In a famous Nike commercial, pitching greats Tom Glavine and Greg Maddux, jealous of Mark McGwire’s batting scores, abandon the mound and try to hone their skills at the plate. After many desperate attempts, they finally hit one out of the park. During a congratulatory high-five, they concluded that “chicks dig the long ball.”
Perhaps Glavine and Maddux would have revised this conclusion if they had attended the Varsity Blues’ season opener last Thursday in Scarborough. The game against the Laurier Golden Hawks proved that in baseball, it’s not the long ball but the little things that count.
“It was a very unusual game,” said Blues’ head coach Dan Lang after his team’s 10-4 loss to the Golden Hawks. “Sometimes [by looking at the score] you can really figure out what kind of game it was—but not this one.”
Things got unusual beginning in the third on an offensive interference by Laurier catcher Chris Pittaway. After a single by first basemen, Curtis Young, baserunner Pittaway collided with a Blues’ fielder and was called out at second.
The next inning saw another rare interference when Laurier’s Andrew Stevens was hit with a batted ball while running from first to second.
“You know, if you came to every game for five years you wouldn’t see that again,” Coach Lang said of the multiple interferences. Yet these interferences proved meaningless as the game remained scoreless into the 6th—when things began to get really wild.
The 6th inning saw Toronto put a dent in the scoreboard by gaining three runs against the Golden Hawks. However, like the rest of the game, there was nothing typical about the way the runs were scored.
After a series of walks and hits by pitches, Toronto loaded the bases. With Phillip McColl at bat for the Blues, the first two runs of the inning were scored on consecutive wild pitches. The third run was scored by Blues’ star outfielder Pat Janssen after McColl reached first on an error by Laurier’s second baseman Scott Mahn.
These fielding and pitching errors meant that while Toronto was up by three runs, they still had no RBIs to show for it.

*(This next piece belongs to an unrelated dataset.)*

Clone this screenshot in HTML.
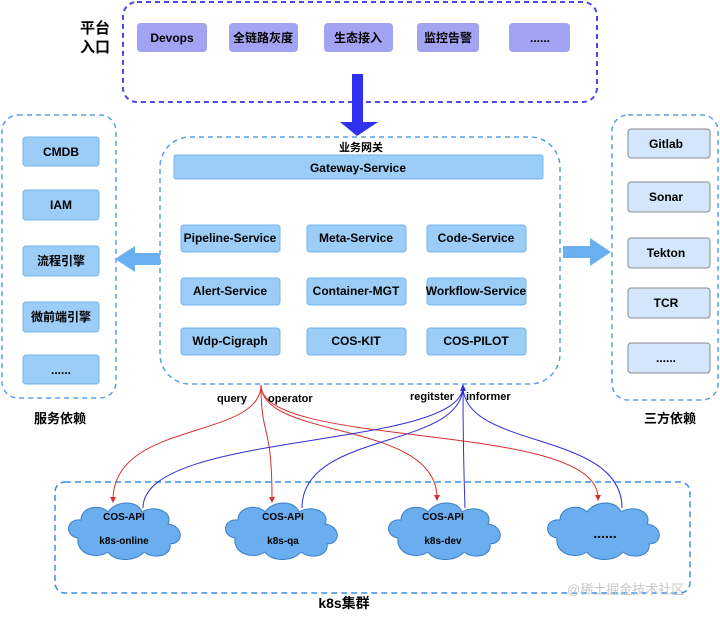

Janssen ended Toronto’s hitting futility in the 8th inning with an RBI single after a lead-off walk by Chris Papalia and a double by Chris Dahiroc. However, this fourth and final run for the Blues came too late as Laurier had taken the lead after scoring seven runs in the top half of the inning.
While the Blues’ Nick Cunjak, pitching in relief, got the loss and gave up four earned runs, Coach Lang was quick to defend his talented pitching staff. “We got six innings, scoreless pitching, that’s got to say something…and then when [Laurier] started scoring runs it was on really odd things,” he said. “[For example,] we had these two little balls in the infield, hit off the end of the bat—they only hit the ball about 20 feet. The pitchers were doing very, very well—it’s just hard balls to get to.”
Coach Lang insisted that he doesn’t want the game’s oddities and the 10-4 loss to affect his team. “The first thing to tell [the team] is to put this game behind them.”
However, the Blues will still take something away. With the interferences, the wild pitches, and the pesky little hits by Laurier, the Blues will stop “digging the long ball” and focus on the small things. In preparation for the rest of the season, Coach Lang said, “We won’t bat at all [next practice]. What we’re going to do is field bunts. [We need to learn] what we’re going to do about these short balls. We’re going to spend two hours working on those little things.”
Look for the Blues to perfect their game when they head to St. Catharines to battle the Brock Badgers on Sept 9.